What parents need to know about vaccinating young children against COVID-19

Dr. Jennifer Nuzzo:

So that’s what’s going to be evaluated by the committees.

There’s going to be first the consideration of the temporary side effects, the things that we tend to feel when you get vaccinated. Likely, they’re going to be mild, just like we heard about the adult vaccines, arm soreness, mild sort of flu-like symptoms for a very short period of time.

They’re going to evaluate the frequency of that and how severe those side effects were. But then they’re also going to consider what the other slightly longer side effects.

Now, I have to stress that the other things that we’d be looking for, the things that we heard about as — surfacing as an issue with the vaccination of young adults, things like heart inflammation, those are reported within not just a day or two, but perhaps a week or so after vaccination.

They’re going to be looking to understand that. I don’t think the trials are necessarily large enough to detect that, but they’re going to assess what the likelihood of that occurring is, both given the fact that children are going to receive a different dose and the fact that they have different risk/benefit calculations.

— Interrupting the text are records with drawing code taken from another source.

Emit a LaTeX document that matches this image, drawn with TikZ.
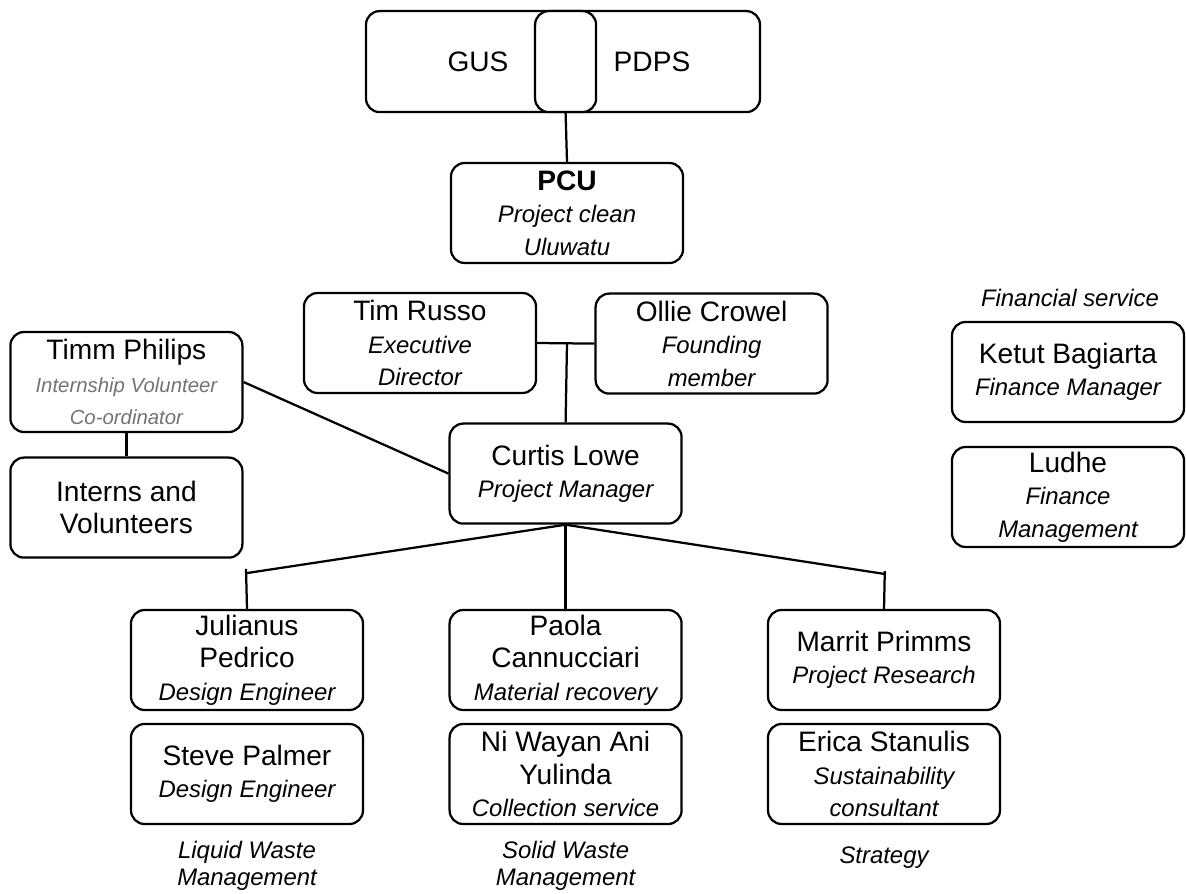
\documentclass[tikz,border=0pt]{standalone}
\usepackage{fontspec}
\setmainfont{Liberation Sans}
\usepackage{xcolor}
\usepackage{tikz}
\usetikzlibrary{positioning,calc}

\definecolor{subgray}{gray}{0.45}
\newcommand{\role}[1]{{\fontsize{17}{23}\selectfont\itshape #1}}
\newcommand{\smallrole}[1]{{\fontsize{14.5}{23}\selectfont\itshape\color{subgray} #1}}

\begin{document}
\begin{tikzpicture}[
		box/.style={draw, rounded corners=0.34cm, line width=1.6pt, minimum width=5.8cm, minimum height=2.5cm, align=center, inner sep=2pt, font=\fontsize{20}{23}\selectfont},
		unitlabel/.style={align=center, font=\fontsize{17}{19.5}\selectfont\itshape},
		link/.style={line width=1.6pt}
	]
		\useasboundingbox (0,0) rectangle (29.65,-22.35);

		% partners on top
		\node[box, minimum width=9.85cm, minimum height=2.525cm] (partners) at (14.075,-1.54) {};
		\node[box, fill=white, minimum width=1.525cm, minimum height=2.525cm] (joint) at (14.14,-1.54) {};
		\node[font=\fontsize{20}{23}\selectfont] (gus) at (11.95,-1.55) {GUS};
		\node[font=\fontsize{20}{23}\selectfont] (pdps) at (16.3,-1.55) {PDPS};

		\node[box] (pcu) at (14.175,-5.325) {\textbf{PCU}\\\role{Project clean}\\\role{Uluwatu}};
		\draw[link] (joint.south) -- (pcu.north);

		% board and management
		\node[box] (russo) at (10.5,-8.575) {Tim Russo\\\role{Executive}\\\role{Director}};
		\node[box] (crowel) at (17.79,-8.59) {Ollie Crowel\\\role{Founding}\\\role{member}};
		\node[box] (lowe) at (14.14,-11.84) {Curtis Lowe\\\role{Project Manager}};
		\coordinate (boardjoin) at (14.175,-8.58);
		\draw[link] (russo.east) -- (crowel.west);
		\draw[link] (lowe.north) -- (boardjoin);

		\node[box] (philips) at (3.16,-9.55) {Timm Philips\\\smallrole{Internship Volunteer}\\\smallrole{Co-ordinator}};
		\node[box] (interns) at (3.16,-12.69) {Interns and\\Volunteers};
		\draw[link] (philips) -- (interns);
		\draw[link] (philips.east) -- (lowe.west);

		% finance
		\node[unitlabel] (finlabel) at (26.75,-7.45) {Financial service};
		\node[box] (bagiarta) at (26.7,-9.3) {Ketut Bagiarta\\\role{Finance Manager}};
		\node[box] (ludhe) at (26.7,-12.425) {Ludhe\\\role{Finance}\\\role{Management}};

		% liquid waste
		\node[box] (pedrico) at (6.175,-16.5) {Julianus\\Pedrico\\\role{Design Engineer}};
		\node[box] (palmer) at (6.175,-19.35) {Steve Palmer\\\role{Design Engineer}};
		\node[unitlabel] (liquid) at (6.175,-21.65) {Liquid Waste\\Management};

		% solid waste
		\node[box] (cannucciari) at (14.14,-16.5) {Paola\\Cannucciari\\\role{Material recovery}};
		\node[box] (yulinda) at (14.14,-19.35) {Ni Wayan Ani\\Yulinda\\\role{Collection service}};
		\node[unitlabel] (solid) at (14.14,-21.65) {Solid Waste\\Management};

		% strategy
		\node[box] (primms) at (22.1,-16.5) {Marrit Primms\\\role{Project Research}};
		\node[box] (stanulis) at (22.1,-19.35) {Erica Stanulis\\\role{Sustainability}\\\role{consultant}};
		\node[unitlabel] (strategy) at (22.1,-21.43) {Strategy};

		\coordinate (liquidjoin) at (6.15,-14.33);
		\coordinate (liquidtick) at (6.15,-14.22);
		\coordinate (strategyjoin) at (22.12,-14.35);
		\coordinate (strategytick) at (22.12,-14.28);
		\draw[link] (lowe.south) -- (liquidjoin);
		\draw[link] (pedrico.north) -- (liquidtick);
		\draw[link] (lowe.south) -- (cannucciari.north);
		\draw[link] (lowe.south) -- (strategyjoin);
		\draw[link] (primms.north) -- (strategytick);
	\end{tikzpicture}
\end{document}
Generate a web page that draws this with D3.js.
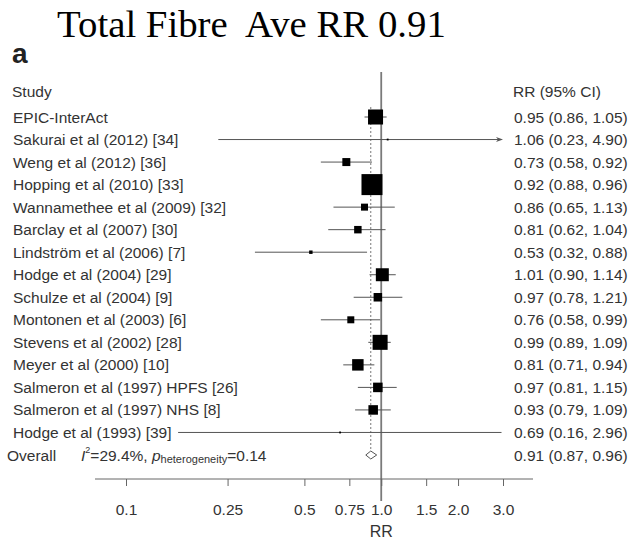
<!DOCTYPE html>
<html>
<head>
<meta charset="utf-8">
<script src="https://cdn.jsdelivr.net/npm/d3@7/dist/d3.min.js"></script>
<style>
  html, body { margin: 0; padding: 0; background: #fff; }
  svg { display: block; }
</style>
</head>
<body>
<div id="chart"></div>
<script>
// study rows, top to bottom
var studies = [
  "EPIC-InterAct",
  "Sakurai et al (2012) [34]",
  "Weng et al (2012) [36]",
  "Hopping et al (2010) [33]",
  "Wannamethee et al (2009) [32]",
  "Barclay et al (2007) [30]",
  "Lindström et al (2006) [7]",
  "Hodge et al (2004) [29]",
  "Schulze et al (2004) [9]",
  "Montonen et al (2003) [6]",
  "Stevens et al (2002) [28]",
  "Meyer et al (2000) [10]",
  "Salmeron et al (1997) HPFS [26]",
  "Salmeron et al (1997) NHS [8]",
  "Hodge et al (1993) [39]"
];
var rr    = [0.95, 1.06, 0.73, 0.92, 0.86, 0.81, 0.53, 1.01, 0.97, 0.76, 0.99, 0.81, 0.97, 0.93, 0.69];
var lower = [0.86, 0.23, 0.58, 0.88, 0.65, 0.62, 0.32, 0.90, 0.78, 0.58, 0.89, 0.71, 0.81, 0.79, 0.16];
var upper = [1.05, 4.90, 0.92, 0.96, 1.13, 1.04, 0.88, 1.14, 1.21, 0.99, 1.09, 0.94, 1.15, 1.09, 2.96];
// estimated study weights (%)
var weights = [13.4, 0.2, 3.8, 26.2, 2.9, 3.3, 0.7, 10.0, 4.3, 2.9, 13.4, 7.8, 5.4, 5.4, 0.2];

var overall = {rr: 0.91, lower: 0.87, upper: 0.96};
var tickValues = [0.1, 0.25, 0.5, 0.75, 1.0, 1.5, 2.0, 3.0];
var tickLabels = ["0.1", "0.25", "0.5", "0.75", "1.0", "1.5", "2.0", "3.0"];

var W = 632, H = 542;
var font = "'Liberation Sans', Arial, Helvetica, sans-serif";
var textCol = "#333";
var fs = "15.5px";

var svg = d3.select("#chart").append("svg")
  .attr("width", W).attr("height", H)
  .style("font-family", font);

var x = d3.scaleLog().domain([0.1, 3]).range([126, 503]);
var y = d3.scaleLinear().domain([0, studies.length]).range([117, 455]);
var box = d3.scaleSqrt().domain([0, 26.2]).range([0, 21]);

var fmt = d3.format(".2f");
var ciText = (r, l, u) => `${fmt(r)} (${fmt(l)}, ${fmt(u)})`;

// title
svg.append("text")
  .attr("x", 57).attr("y", 37)
  .style("font-family", "'Liberation Serif', 'Times New Roman', serif")
  .style("font-size", "38.8px")
  .attr("fill", "#000")
  .attr("xml:space", "preserve")
  .text("Total Fibre  Ave RR 0.91");

svg.append("text")
  .attr("x", 12).attr("y", 63)
  .style("font-size", "28px").style("font-weight", "bold")
  .attr("fill", "#222")
  .text("a");

// headers
svg.append("text").attr("x", 12).attr("y", 91)
  .attr("dominant-baseline", "central")
  .style("font-size", fs).attr("fill", textCol).text("Study");
svg.append("text").attr("x", 513).attr("y", 91)
  .attr("dominant-baseline", "central")
  .style("font-size", fs).attr("fill", textCol).text("RR (95% CI)");

// reference line at RR = 1
svg.append("line")
  .attr("x1", x(1)).attr("x2", x(1))
  .attr("y1", 72).attr("y2", 501)
  .attr("stroke", "#7a7a7a").attr("stroke-width", 1.8);

// dashed line at overall estimate
svg.append("line")
  .attr("x1", x(overall.rr)).attr("x2", x(overall.rr))
  .attr("y1", y(0) - 10).attr("y2", y(studies.length) - 4)
  .attr("stroke", "#777").attr("stroke-width", 1)
  .attr("stroke-dasharray", "2,2");

var rows = studies.map((s, i) => ({
  name: s, rr: rr[i], lo: lower[i], hi: upper[i], w: weights[i], i: i
}));

var g = svg.append("g");
var xMax = x.domain()[1];

// CI lines
g.selectAll("line.ci").data(rows).join("line")
  .attr("class", "ci")
  .attr("x1", d => x(d.lo))
  .attr("x2", d => x(Math.min(d.hi, xMax)) - (d.hi > xMax ? 4 : 0))
  .attr("y1", d => y(d.i)).attr("y2", d => y(d.i))
  .attr("stroke", "#555").attr("stroke-width", 1);

// arrows for clipped CIs
g.selectAll("path.arrow").data(rows.filter(d => d.hi > xMax)).join("path")
  .attr("class", "arrow")
  .attr("d", d => {
    var ax = x(xMax), ay = y(d.i);
    return `M${ax},${ay} L${ax - 7},${ay - 2.5} L${ax - 5},${ay} L${ax - 7},${ay + 2.5} Z`;
  })
  .attr("fill", "#555");

// weight boxes
g.selectAll("rect.box").data(rows).join("rect")
  .attr("class", "box")
  .attr("x", d => x(d.rr) - box(d.w) / 2)
  .attr("y", d => y(d.i) - box(d.w) / 2)
  .attr("width", d => box(d.w))
  .attr("height", d => box(d.w))
  .attr("fill", "#000");

// study labels
svg.selectAll("text.study").data(rows).join("text")
  .attr("class", "study")
  .attr("x", 13).attr("y", d => y(d.i))
  .attr("dominant-baseline", "central")
  .style("font-size", fs).attr("fill", textCol)
  .text(d => d.name);

// RR text
svg.selectAll("text.rr").data(rows).join("text")
  .attr("class", "rr")
  .attr("x", 514).attr("y", d => y(d.i))
  .attr("dominant-baseline", "central")
  .style("font-size", fs).attr("fill", textCol)
  .text(d => ciText(d.rr, d.lo, d.hi));

// overall row
var yo = y(studies.length);
svg.append("path")
  .attr("d", `M${x(overall.lower)},${yo} L${x(overall.rr)},${yo - 4} L${x(overall.upper)},${yo} L${x(overall.rr)},${yo + 4} Z`)
  .attr("fill", "#fff").attr("stroke", "#555").attr("stroke-width", 1);

svg.append("text").attr("x", 7).attr("y", yo)
  .attr("dominant-baseline", "central")
  .style("font-size", fs).attr("fill", textCol).text("Overall");

var het = svg.append("text").attr("x", 81).attr("y", yo)
  .attr("dominant-baseline", "central")
  .style("font-size", fs).attr("fill", textCol);
het.append("tspan").style("font-style", "italic").text("I");
het.append("tspan").attr("dy", -5).style("font-size", "9px").text("2");
het.append("tspan").attr("dy", 5).text("=29.4%, ");
het.append("tspan").style("font-style", "italic").text("p");
het.append("tspan").attr("dy", 4).style("font-size", "11px").text("heterogeneity");
het.append("tspan").attr("dy", -4).text("=0.14");

svg.append("text").attr("x", 514).attr("y", yo)
  .attr("dominant-baseline", "central")
  .style("font-size", fs).attr("fill", textCol)
  .text(ciText(overall.rr, overall.lower, overall.upper));

// x axis
var axisY = 479;
svg.append("line")
  .attr("x1", 95).attr("x2", 533)
  .attr("y1", axisY).attr("y2", axisY)
  .attr("stroke", "#666").attr("stroke-width", 1);

var axis = d3.axisBottom(x)
  .tickValues(tickValues)
  .tickFormat((d, i) => tickLabels[i])
  .tickSizeInner(7).tickSizeOuter(0).tickPadding(18);

var ax = svg.append("g").attr("transform", `translate(0,${axisY})`).call(axis);
ax.select(".domain").remove();
ax.selectAll(".tick line").attr("stroke", "#666");
ax.selectAll(".tick text")
  .attr("fill", textCol)
  .style("font-size", fs)
  .style("font-family", font);

svg.append("text")
  .attr("x", x(1)).attr("y", 531)
  .attr("text-anchor", "middle").attr("dominant-baseline", "central")
  .style("font-size", "16px").attr("fill", textCol)
  .text("RR");
</script>
</body>
</html>
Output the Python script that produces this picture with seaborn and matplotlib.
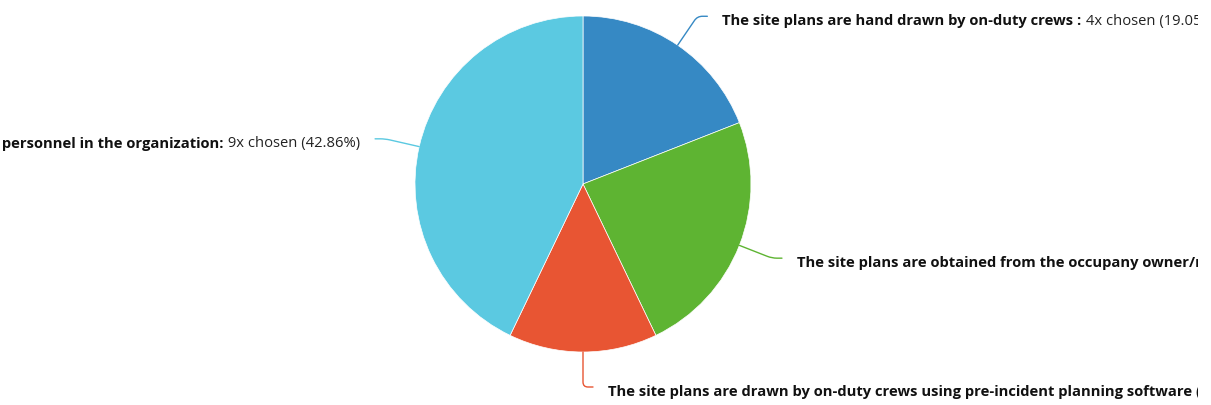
import matplotlib
matplotlib.use("Agg")
import numpy as np
import matplotlib.pyplot as plt
from matplotlib.path import Path
from matplotlib.patches import PathPatch
from matplotlib.transforms import Bbox, TransformedBbox
import seaborn as sns

# Survey answers, in the order the slices run clockwise from 12 o'clock
answers = [
    "The site plans are hand drawn by on-duty crews :",
    "The site plans are obtained from the occupany owner/representative:",
    "The site plans are drawn by on-duty crews using pre-incident planning software (in-house):",
    "The site plans are drawn by designated personnel in the organization:",
]
counts = [4, 5, 3, 9]
colors = ["#3689c4", "#5eb432", "#e85533", "#5bc9e1"]
# which side each label sits on (+1 right, -1 left)
sides = [1, 1, 1, -1]

sns.set_theme(style="white")
plt.rcParams["font.family"] = ["Open Sans", "DejaVu Sans"]

W, H = 1211, 406
fig = plt.figure(figsize=(W / 100, H / 100), dpi=100)
ax = fig.add_axes([0, 0, 1, 1])

cx, cy, R = 583, H - 185, 168
wedges, _ = ax.pie(
    counts, colors=colors, startangle=90, counterclock=False,
    center=(cx, cy), radius=R,
    wedgeprops=dict(edgecolor="white", linewidth=0.5),
)
ax.set_xlim(0, W)
ax.set_ylim(0, H)
ax.set_aspect("equal")
ax.axis("off")

# labels are cut at the right edge of the plotting container
label_clip = TransformedBbox(Bbox([[-50, 0], [1198, H]]), ax.transData)

total = sum(counts)
radial = 35      # straight part of the connector
bend = 10        # horizontal run after the bend
corner = 5       # rounding of the bend
gap = 15         # space between connector end and label
fs = 10.6

for w, ans, n, col, side in zip(wedges, answers, counts, colors, sides):
    th = np.deg2rad((w.theta1 + w.theta2) / 2)
    d = np.array([np.cos(th), np.sin(th)])
    p0 = np.array([cx, cy]) + R * d
    p1 = np.array([cx, cy]) + (R + radial) * d
    pa = p1 - corner * d
    pb = p1 + np.array([side * corner, 0])
    p2 = p1 + np.array([side * bend, 0])
    path = Path([p0, pa, p1, pb, p2],
                [Path.MOVETO, Path.LINETO, Path.CURVE3, Path.CURVE3, Path.LINETO])
    ax.add_patch(PathPatch(path, fill=False, edgecolor=col, linewidth=1.0,
                           capstyle="round"))

    tx = p2[0] + side * gap
    ty = p2[1] - 4
    tail = f" {n}x chosen ({n / total * 100:.2f}%)"
    if side > 0:
        t1 = ax.text(tx, ty, ans, ha="left", va="center", fontsize=fs,
                     fontweight="bold", color="#111111")
        t2 = ax.annotate(tail, xy=(1, 0.5), xycoords=t1, ha="left", va="center",
                         fontsize=fs, color="#222222")
    else:
        t1 = ax.text(tx, ty, tail, ha="right", va="center", fontsize=fs,
                     color="#222222")
        t2 = ax.annotate(ans, xy=(0, 0.5), xycoords=t1, ha="right", va="center",
                         fontsize=fs, fontweight="bold", color="#111111")
    for t in (t1, t2):
        t.set_clip_box(label_clip)
        t.set_clip_on(True)

fig.savefig("out.png", dpi=100, facecolor="white")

But I want to stress, because I think there’s this misconception out there that somehow we expect that, months from now, or perhaps years from now, after vaccinating that side effects will manifest. And that’s just not something that we expect to happen with vaccines. That’s not really how vaccines work.

So I just want to put parents at ease who may be worried that, if I choose to vaccinate my child, will years down the road something manifest? That’s really not something that I see as being likely and, in my view, not something to particularly worry about.